R. – Credo che, pur considerando i limiti, i problemi, le opacità del doppio mandato di Obama, non si possa  non convenire con il fatto che quando Obama dice ”Yes we did” non è lontano dalla realtà. Sul piano internazionale ha ragione ad affermare che ha riportato a casa la maggioranza delle truppe, ha ragione a ricordare l’accordo sul nucleare con l’Iran e la non meno importante iniziativa sul cambiamento climatico.

D. - Sul piano interno spiccano la riforma sanitaria con luci ed ombre, soprattutto sulla questione dell’aborto, e poi il lavoro …

R. – Non mancano le ombre sulla riforma sanitaria, ma oggi venti milioni in più di statunitensi hanno accesso alle cure. Obama eredita da John W. Bush non solo due guerre, ma una recessione che non si vedeva dal 1922 con una disoccupazione che viaggiava sulle doppie cifre. Oggi la disoccupazione - di nuovo pur con limiti, lavori temporanei,  problemi…  - si attesta a poco più del quattro percento.

D. - Cosa succederà adesso che il neo presidente eletto Trump in sostanza ha già fatto capire che smantellerà molto di ciò che ha fatto Obama puntando su un ulteriore rilancio dell’occupazione?

R. - Premettiamo che Trump ha abilmente giocato su sacche di scontento che ci sono:  sacche di difficoltà, di sofferenza, di povertà. Come possa aiutare questi strati con le sue politiche è ancora da vedere. Adesso abbiamo avuto alcune uscite significative, come questi impegni da parte delle imprese dell’auto …

D. - Bloccare la produzione in Messico ed investire sul territorio statunitense …

R. - Rispetto a questo vedo due facce.

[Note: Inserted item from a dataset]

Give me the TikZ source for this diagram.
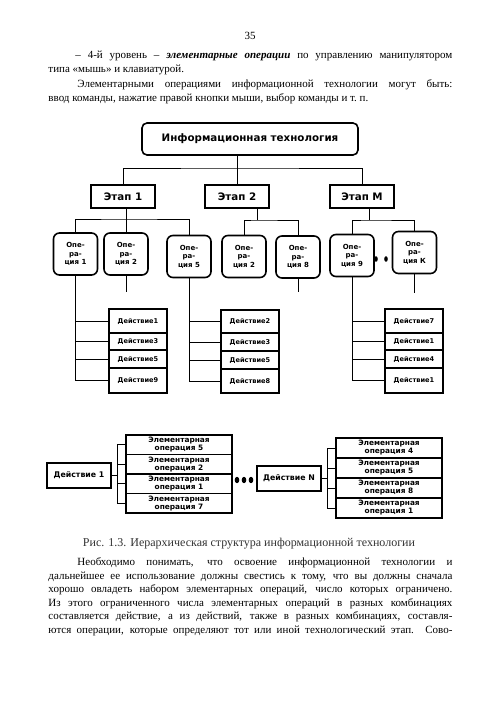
\documentclass[tikz,border=0pt]{standalone}
\usepackage{fontspec}
\setmainfont{Liberation Serif}
\newfontfamily\dfont{DejaVu Sans}
\usetikzlibrary{positioning}

\newcommand{\jline}[2]{\makebox[#1][s]{#2}}

\begin{document}
\begin{tikzpicture}[x=1pt, y=-1pt, line width=0.9pt,
  box/.style={draw, line width=1.6pt, inner sep=1pt, outer sep=0pt, font=\dfont\bfseries\fontsize{10.3}{11}\selectfont},
  top/.style={box, rounded corners=5pt, minimum width=216pt, minimum height=32pt},
  etap/.style={box, minimum width=64pt, minimum height=23pt},
  oper/.style={box, rounded corners=6pt, minimum width=44pt, minimum height=42pt, align=center, font=\dfont\bfseries\fontsize{7}{8.5}\selectfont},
  deist/.style={box, minimum width=58pt, font=\dfont\bfseries\fontsize{6.6}{7}\selectfont},
  elem/.style={box, minimum width=106pt, minimum height=19.5pt, inner sep=0pt, align=center, font=\dfont\bfseries\fontsize{7.4}{8}\selectfont},
  act/.style={box, minimum width=64pt, minimum height=25pt, font=\dfont\bfseries\fontsize{7.8}{8}\selectfont},
  txt/.style={anchor=base west, inner sep=0pt, font=\fontsize{11}{14}\selectfont}]

\fill[white] (0,0) rectangle (500,707);
\useasboundingbox (0,0) rectangle (500,707);

% Text above
\node[anchor=base, inner sep=0pt, font=\fontsize{11}{13}\selectfont] (P) at (250,39) {35};
\node[txt] (L1) at (75,58) {\jline{377pt}{– 4-й уровень – \textbf{\textit{элементарные операции}} по управлению манипулятором}};
\node[txt] (L2) at (48,72.5) {типа «мышь» и клавиатурой.};
\node[txt] (L3) at (77,87) {\jline{375pt}{Элементарными операциями информационной технологии могут быть:}};
\node[txt] (L4) at (48,101.5) {ввод команды, нажатие правой кнопки мыши, выбор команды и т.~п.};

% Nodes
\node[top] (IT) at (250,139) {Информационная технология};
\node[etap] (E1) at (123,196.5) {Этап 1};
\node[etap] (E2) at (237,196.5) {Этап 2};
\node[etap] (EM) at (362,196.5) {Этап М};

\node[oper] (O1) at (75.5,254) {Опе-\\ра-\\ция 1};
\node[oper] (O2) at (126,254) {Опе-\\ра-\\ция 2};
\node[oper] (O3) at (189,256.5) {Опе-\\ра-\\ция 5};
\node[oper] (O4) at (244,256.5) {Опе-\\ра-\\ция 2};
\node[oper] (O5) at (298,257) {Опе-\\ра-\\ция 8};
\node[oper] (O6) at (352,255.5) {Опе-\\ра-\\ция 9};
\node[oper] (O7) at (414.5,252.5) {Опе-\\ра-\\ция К};

\node[deist, minimum height=24pt] (A1) at (138,321) {Действие1};
\node[deist, minimum height=17pt, below=0pt of A1] (A2) {Действие3};
\node[deist, minimum height=18pt, below=0pt of A2] (A3) {Действие5};
\node[deist, minimum height=25pt, below=0pt of A3] (A4) {Действие9};

\node[deist, minimum height=23pt] (B1) at (250,321.5) {Действие2};
\node[deist, minimum height=18pt, below=0pt of B1] (B2) {Действие3};
\node[deist, minimum height=18pt, below=0pt of B2] (B3) {Действие5};
\node[deist, minimum height=24pt, below=0pt of B3] (B4) {Действие8};

\node[deist, minimum height=24pt] (C1) at (414,321) {Действие7};
\node[deist, minimum height=17pt, below=0pt of C1] (C2) {Действие1};
\node[deist, minimum height=18pt, below=0pt of C2] (C3) {Действие4};
\node[deist, minimum height=25pt, below=0pt of C3] (C4) {Действие1};

\node[act] (D1) at (79,475.5) {Действие 1};
\node[elem] (P1) at (179,444.75) {Элементарная\\операция 5};
\node[elem, below=0pt of P1] (P2) {Элементарная\\операция 2};
\node[elem, below=0pt of P2] (P3) {Элементарная\\операция 1};
\node[elem, below=0pt of P3] (P4) {Элементарная\\операция 7};

\node[act] (DN) at (289,478.5) {Действие N};
\node[elem, minimum height=20pt] (Q1) at (389,448) {Элементарная\\операция 4};
\node[elem, minimum height=20pt, below=0pt of Q1] (Q2) {Элементарная\\операция 5};
\node[elem, minimum height=20pt, below=0pt of Q2] (Q3) {Элементарная\\операция 8};
\node[elem, minimum height=20pt, below=0pt of Q3] (Q4) {Элементарная\\операция 1};

\coordinate (b0) at (237,168);
\coordinate (b1) at (126,219);
\coordinate (b2) at (257,220);
\coordinate (b3) at (369,220);
\coordinate[below=17pt of O2] (s1);
\coordinate[below=14pt of O5] (s2);
\coordinate[below=19pt of O7] (s3);

% Edges
\draw (IT.south -| E2.north) -- (E2.north);
\draw (E1.north) |- (b0) -| (EM.north);
\draw (E1.south -| b1) -- (O2.north);
\draw (O1.north) |- (b1) -| (O3.north);
\draw (E2.south -| b2) -- (b2);
\draw (O4.north) |- (b2) -| (O5.north);
\draw (EM.south -| b3) -- (b3);
\draw (O6.north) |- (b3) -| (O7.north);
\draw (O2.south) -- (s1);
\draw (O5.south) -- (s2);
\draw (O7.south) -- (s3);

\foreach \r in {A1,A2,A3,A4} \draw (O1.south) |- (\r.west);
\foreach \r in {B1,B2,B3,B4} \draw (O3.south) |- (\r.west);
\foreach \r in {C1,C2,C3,C4} \draw (O6.south) |- (\r.west);
\foreach \r in {P1,P2,P3,P4} \draw (D1.east) -- ++(6,0) |- (\r.west);
\foreach \r in {Q1,Q2,Q3,Q4} \draw (DN.east) -- ++(6,0) |- (\r.west);

% Dots
\foreach \x in {376,386} \fill (\x,259) ellipse [x radius=1.8pt, y radius=2.8pt];
\foreach \x in {237,244,251} \fill (\x,480) ellipse [x radius=2.3pt, y radius=3.2pt];

% Text below
\node[anchor=base, inner sep=0pt, text=black!80, font=\fontsize{12}{14}\selectfont] (CAP) at (249,546) {Рис. 1.3. Иерархическая структура информационной технологии};
\node[txt] (M1) at (77,565) {\jline{375pt}{Необходимо понимать, что освоение информационной технологии и}};
\node[txt] (M2) at (48,579) {\jline{404pt}{дальнейшее ее использование должны свестись к тому, что вы должны сначала}};
\node[txt] (M3) at (48,592.5) {\jline{404pt}{хорошо овладеть набором элементарных операций, число которых ограничено.}};
\node[txt] (M4) at (48,606) {\jline{404pt}{Из этого ограниченного числа элементарных операций в разных комбинациях}};
\node[txt] (M5) at (48,619.5) {\jline{404pt}{составляется действие, а из действий, также в разных комбинациях, составля-}};
\node[txt] (M6) at (48,633) {\jline{404pt}{ются операции, которые определяют тот или иной технологический этап. Сово-}};

\end{tikzpicture}
\end{document}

Il fatto indubbiamente positivo  è che ci sono investimenti, però vedo anche che è una procedura che non passa attraverso un’esplicita, trasparente contrattazione, ma c’è Trump che manda tweet e gli imprenditori che si allineano. Qui, mi pare che ci siano dei problemi dal punto di vista del rapporto tra economia e politica in una liberal democrazia.

D. - Guardando alla politica internazionale, posizioni simili tra i due rispetto alla Cina, ma sulla Russia Trump accorcia una distanza …

R. - Obama aveva preso le distanze per la politica aggressiva di Mosca; Trump ci si riconosce meglio perché gli sembra di poter instaurare un rapporto di nuovo da leader che direttamente può contrattare essendosi riconosciuto in una qualche lunghezza d’onda con Putin. Ma qui poi bisogna veder le dinamiche geopolitiche reali. Più continuità probabilmente c’è rispetto alla Cina, anche se ancora dovremo vedere perché non bisogna dimenticare che questo atteggiamento di dichiarato neo protezionismo trumpiano potrebbe suscitare, e in parte ha già suscitato, delle reazioni negative.

D. - Ci saranno nuovi equilibri oppure è tutta una partita da giovare sia sul fronte interno che su quello esterno?

È una partita ancora tutta da giovare perché non bisogna trascurare la complessità della macchina repubblicana e l’imprevedibilità di Trump.